Our firm holds extensive expertise on the creation of a wide spectrum of trust structures from very simple family trusts to more complicated trusts.

Trusts are mainly regulated by the Trustee Law, Chapter 193, enacted in 1955 and based on the English 1925 Trustees Act. This is supplemented by the English Doctrine of Equity and English case law prior to 1960.

In 1992, Cyprus enacted the International Trusts Law, 69(1) I 1992. This was done in order to update the law and establish Cyprus as an offshore and financial centre and a serious trusts jurisdiction.

However, in 2012, the Cyprus International Trusts law of 1992was amended and has ultimately placed Cyprus at the top of the league of International Trust Jurisdictions.  As a result, the amendment of the Cyprus International Trusts Law, has become reality with the International Trust (Amending) Law of 2012 turning Cyprus as the currently most favourable trust jurisdiction in the EU. 
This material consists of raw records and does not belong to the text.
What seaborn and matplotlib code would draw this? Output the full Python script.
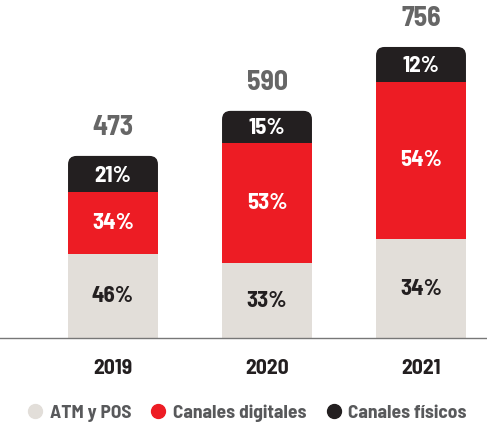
import numpy as np
import pandas as pd
import matplotlib
matplotlib.use("Agg")
import matplotlib.pyplot as plt
import seaborn as sns
from matplotlib.patches import FancyBboxPatch
from matplotlib.lines import Line2D

# data
years = ["2019", "2020", "2021"]
totals = [473, 590, 756]
atm_pos = [46, 33, 34]
digitales = [34, 53, 54]
fisicos = [21, 15, 12]
series_names = ["ATM y POS", "Canales digitales", "Canales físicos"]

c_gray = "#e2ded9"
c_red = "#ed1c24"
c_black = "#231f20"

sns.set_style("white")
plt.rcParams["font.family"] = ["Barlow Semi Condensed", "DejaVu Sans"]

df = pd.DataFrame({"year": years, "total": totals, "atm": atm_pos,
                   "dig": digitales, "fis": fisicos})
df["h_atm"] = df["total"] * df["atm"] / 100
df["h_red_top"] = df["total"] * (df["atm"] + df["dig"]) / 100

fig = plt.figure(figsize=(4.87, 4.30), dpi=100)
ax = fig.add_axes([0, (430 - 338) / 430, 1, 338 / 430])

bw = 0.584
# black bar first (full height), later swapped for a rounded-top patch
sns.barplot(data=df, x="year", y="total", color=c_black, width=bw, ax=ax,
            saturation=1, order=years, linewidth=0)
ax.set_xlim(-113 / 154, (487 - 113) / 154)
ax.set_ylim(0, 878)

black_bars = list(ax.patches)
# aspect of data units so the corner rounding looks round
p0 = ax.transData.transform((0, 0))
p1 = ax.transData.transform((1, 1))
aspect = (p1[0] - p0[0]) / (p1[1] - p0[1])
for b in black_bars:
    x, w, h = b.get_x(), b.get_width(), b.get_height()
    b.remove()
    ax.add_patch(FancyBboxPatch((x, 0), w, h,
                                boxstyle="round,pad=0,rounding_size=0.055",
                                mutation_aspect=aspect, fc=c_black, ec="none",
                                zorder=1))

sns.barplot(data=df, x="year", y="h_red_top", color=c_red, width=bw, ax=ax,
            saturation=1, order=years, linewidth=0)
sns.barplot(data=df, x="year", y="h_atm", color=c_gray, width=bw, ax=ax,
            saturation=1, order=years, linewidth=0)
ax.set_xlim(-113 / 154, (487 - 113) / 154)
ax.set_ylim(0, 878)

lbl = dict(ha="center", va="center", fontsize=16.5, fontweight="bold")
for i, r in df.iterrows():
    ax.text(i, r["h_atm"] / 2, f"{r['atm']}%", color=c_black, **lbl)
    ax.text(i, (r["h_atm"] + r["h_red_top"]) / 2, f"{r['dig']}%",
            color="white", **lbl)
    ax.text(i, (r["h_red_top"] + r["total"]) / 2 - 4, f"{r['fis']}%",
            color="white", **lbl)
    ax.text(i, r["total"] + 73, f"{r['total']}", ha="center", va="center",
            fontsize=20, fontweight="bold", color="#666666")

ax.set_xlabel("")
ax.set_ylabel("")
ax.set_yticks([])
ax.tick_params(axis="x", length=0, pad=15, labelsize=15.5, labelcolor=c_black)
for lab in ax.get_xticklabels():
    lab.set_fontweight("bold")
for s in ["top", "left", "right"]:
    ax.spines[s].set_visible(False)
ax.spines["bottom"].set_color("#777777")
ax.spines["bottom"].set_linewidth(1)

handles = [Line2D([], [], marker="o", ls="", color=c, markersize=10)
           for c in [c_gray, c_red, c_black]]
leg = fig.legend(handles, series_names, loc="center", ncol=3,
                 bbox_to_anchor=(0.505, 1 - 413 / 430), frameon=False,
                 handletextpad=0.25, columnspacing=0.9, handlelength=1.0,
                 prop={"size": 14, "weight": "bold"})
for t in leg.get_texts():
    t.set_color("#58595b")

fig.savefig("out.png", dpi=100)
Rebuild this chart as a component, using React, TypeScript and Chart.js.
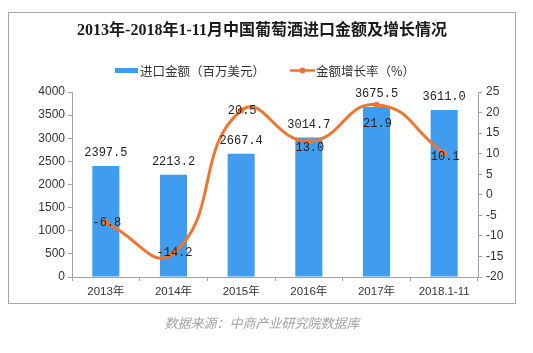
import React, { useEffect, useRef } from "react";
import { Chart, registerables } from "chart.js";

Chart.register(...registerables);

const categories = ["2013年", "2014年", "2015年", "2016年", "2017年", "2018.1-11"];
const importValues = [2397.5, 2213.2, 2667.4, 3014.7, 3675.5, 3611.0];
const growthRates = [-6.8, -14.2, 20.5, 13.0, 21.9, 10.1];
const leftTicks = [0, 4000, 500];
const rightTicks = [-20, 25, 5];

const TITLE = "2013年-2018年1-11月中国葡萄酒进口金额及增长情况";
const LEGEND_BAR = "进口金额（百万美元）";
const LEGEND_LINE = "金额增长率（%）";
const SOURCE = "数据来源：中商产业研究院数据库";

const BLUE = "#3f9cee";
const ORANGE = "#ef7632";
const AXIS = "#a0a0a0";
const TEXT = "#333333";
const lineLabelDy = [0, 0, 0, 6, 19, 4];

const decorPlugin = {
  id: "decor",
  beforeDraw(chart: any) {
    const ctx = chart.ctx;
    ctx.save();
    ctx.fillStyle = "#ffffff";
    ctx.fillRect(0, 0, chart.width, chart.height);
    ctx.strokeStyle = "#a6a6a6";
    ctx.lineWidth = 1;
    ctx.strokeRect(8.5, 12.5, 507, 291);
    // title
    ctx.fillStyle = "#1a1a1a";
    ctx.font = 'bold 16px "Liberation Serif", "Noto Sans CJK SC", serif';
    ctx.textAlign = "center";
    ctx.textBaseline = "middle";
    ctx.fillText(TITLE, 262, 31);
    // legend
    ctx.font = '12.5px "Noto Sans CJK SC", sans-serif';
    ctx.textAlign = "left";
    ctx.fillStyle = BLUE;
    ctx.fillRect(115, 68, 23, 5);
    ctx.fillStyle = TEXT;
    ctx.fillText(LEGEND_BAR, 140, 71);
    ctx.strokeStyle = ORANGE;
    ctx.lineWidth = 2.5;
    ctx.beginPath();
    ctx.moveTo(290, 70.5);
    ctx.lineTo(315, 70.5);
    ctx.stroke();
    ctx.fillStyle = ORANGE;
    ctx.beginPath();
    ctx.arc(302.5, 70.5, 3, 0, Math.PI * 2);
    ctx.fill();
    ctx.fillStyle = TEXT;
    ctx.fillText(LEGEND_LINE, 316, 71);
    // source
    ctx.font = 'italic 13px "Noto Sans CJK SC", sans-serif';
    ctx.fillStyle = "#a0a0a0";
    ctx.textAlign = "center";
    ctx.fillText(SOURCE, 262, 323);
    ctx.restore();
  },
  afterDatasetsDraw(chart: any) {
    const ctx = chart.ctx;
    ctx.save();
    ctx.font = '12px "Liberation Mono", "DejaVu Sans Mono", monospace';
    ctx.fillStyle = "#222222";
    ctx.textAlign = "center";
    ctx.textBaseline = "middle";
    const barMeta = chart.getDatasetMeta(0);
    barMeta.data.forEach((el: any, i: number) => {
      ctx.fillText(importValues[i].toFixed(1), el.x, el.y - 13);
    });
    const lineMeta = chart.getDatasetMeta(1);
    lineMeta.data.forEach((el: any, i: number) => {
      ctx.fillText(growthRates[i].toFixed(1), el.x + 1, el.y + lineLabelDy[i]);
    });
    ctx.restore();
  },
};

export default function App() {
  const ref = useRef<HTMLCanvasElement | null>(null);
  useEffect(() => {
    if (!ref.current) return;
    const tickFont = { family: '"Liberation Sans", "Noto Sans CJK SC", sans-serif', size: 12 };
    const chart = new Chart(ref.current, {
      type: "bar",
      data: {
        labels: categories,
        datasets: [
          {
            type: "bar",
            label: LEGEND_BAR,
            data: importValues,
            backgroundColor: BLUE,
            yAxisID: "y",
            barPercentage: 0.4,
            categoryPercentage: 1,
            order: 2,
          },
          {
            type: "line",
            label: LEGEND_LINE,
            data: growthRates,
            borderColor: ORANGE,
            backgroundColor: ORANGE,
            borderWidth: 3,
            pointRadius: 3,
            pointBackgroundColor: ORANGE,
            pointBorderWidth: 0,
            tension: 0.5,
            yAxisID: "y1",
            order: 1,
          } as any,
        ],
      },
      options: {
        responsive: false,
        animation: false,
        devicePixelRatio: 1,
        layout: { padding: { left: 0, right: 14, top: 92, bottom: 50 } },
        plugins: { legend: { display: false }, title: { display: false }, tooltip: { enabled: false } },
        scales: {
          x: {
            offset: true,
            grid: { display: true, drawOnChartArea: false, drawTicks: true, tickLength: 4, offset: true, color: AXIS },
            border: { display: true, color: AXIS },
            ticks: { color: TEXT, font: { ...tickFont, size: 11.5 }, padding: 4, maxRotation: 0 },
            afterFit: (s: any) => { s.height = 26; },
          },
          y: {
            position: "left",
            min: leftTicks[0],
            max: leftTicks[1],
            ticks: { stepSize: leftTicks[2], color: TEXT, font: tickFont, padding: 3, callback: (v: any) => String(v) },
            grid: { display: true, drawOnChartArea: false, tickLength: 4, color: AXIS },
            border: { display: true, color: AXIS },
            afterFit: (s: any) => { s.width = 72; },
          },
          y1: {
            position: "right",
            min: rightTicks[0],
            max: rightTicks[1],
            ticks: { stepSize: rightTicks[2], color: TEXT, font: tickFont, padding: 4, callback: (v: any) => String(v) },
            grid: { display: true, drawOnChartArea: false, tickLength: 4, color: AXIS },
            border: { display: true, color: AXIS },
            afterFit: (s: any) => { s.width = 41; },
          },
        },
      } as any,
      plugins: [decorPlugin],
    });
    return () => chart.destroy();
  }, []);
  return (
    <div style={{ position: "absolute", left: 0, top: 0, width: 533, height: 353 }}>
      <canvas ref={ref} width={533} height={353} style={{ display: "block", width: 533, height: 353 }} />
    </div>
  );
}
The new Cyprus International Trust (CIT) regime enables settlors and beneficiaries to enjoy the highest degree of protection internationally and formidable asset protection capability together with the unmatched tax advantages afforded in Cyprus.

The New Law provides that any matter relating to the validity or administration of an international trust, the trustees' fiduciary powers and duties and the powers and duties of any protectors of the trusts are governed exclusively by Cyprus without reference to the laws of any other jurisdiction.

The creation of a trust can:

  • mitigate tax liabilities;
  • preserve confidentiality;
  • serve to hold a property for minors or successive generations of a family;
  • permit the control and enjoyment of assets to be maintained, despite giving or selling the assets to others;
  • benefit certain groups of people;
  • act as a management vehicle;
  • enable charitable objects to be carried out.

For a trust to qualify as an international trust, the following requirements must be fulfilled:

  • the Settlor must not be a permanent resident in Cyprus;
  • no beneficiary, other than charitable institution, can be a permanent resident in Cyprus;
  • the trust property cannot include any immovable property in Cyprus;
  • at least one trustee must be a permanent resident in Cyprus;
  • Cyprus International Companies do qualify as residents of Cyprus for the purpose of the Law.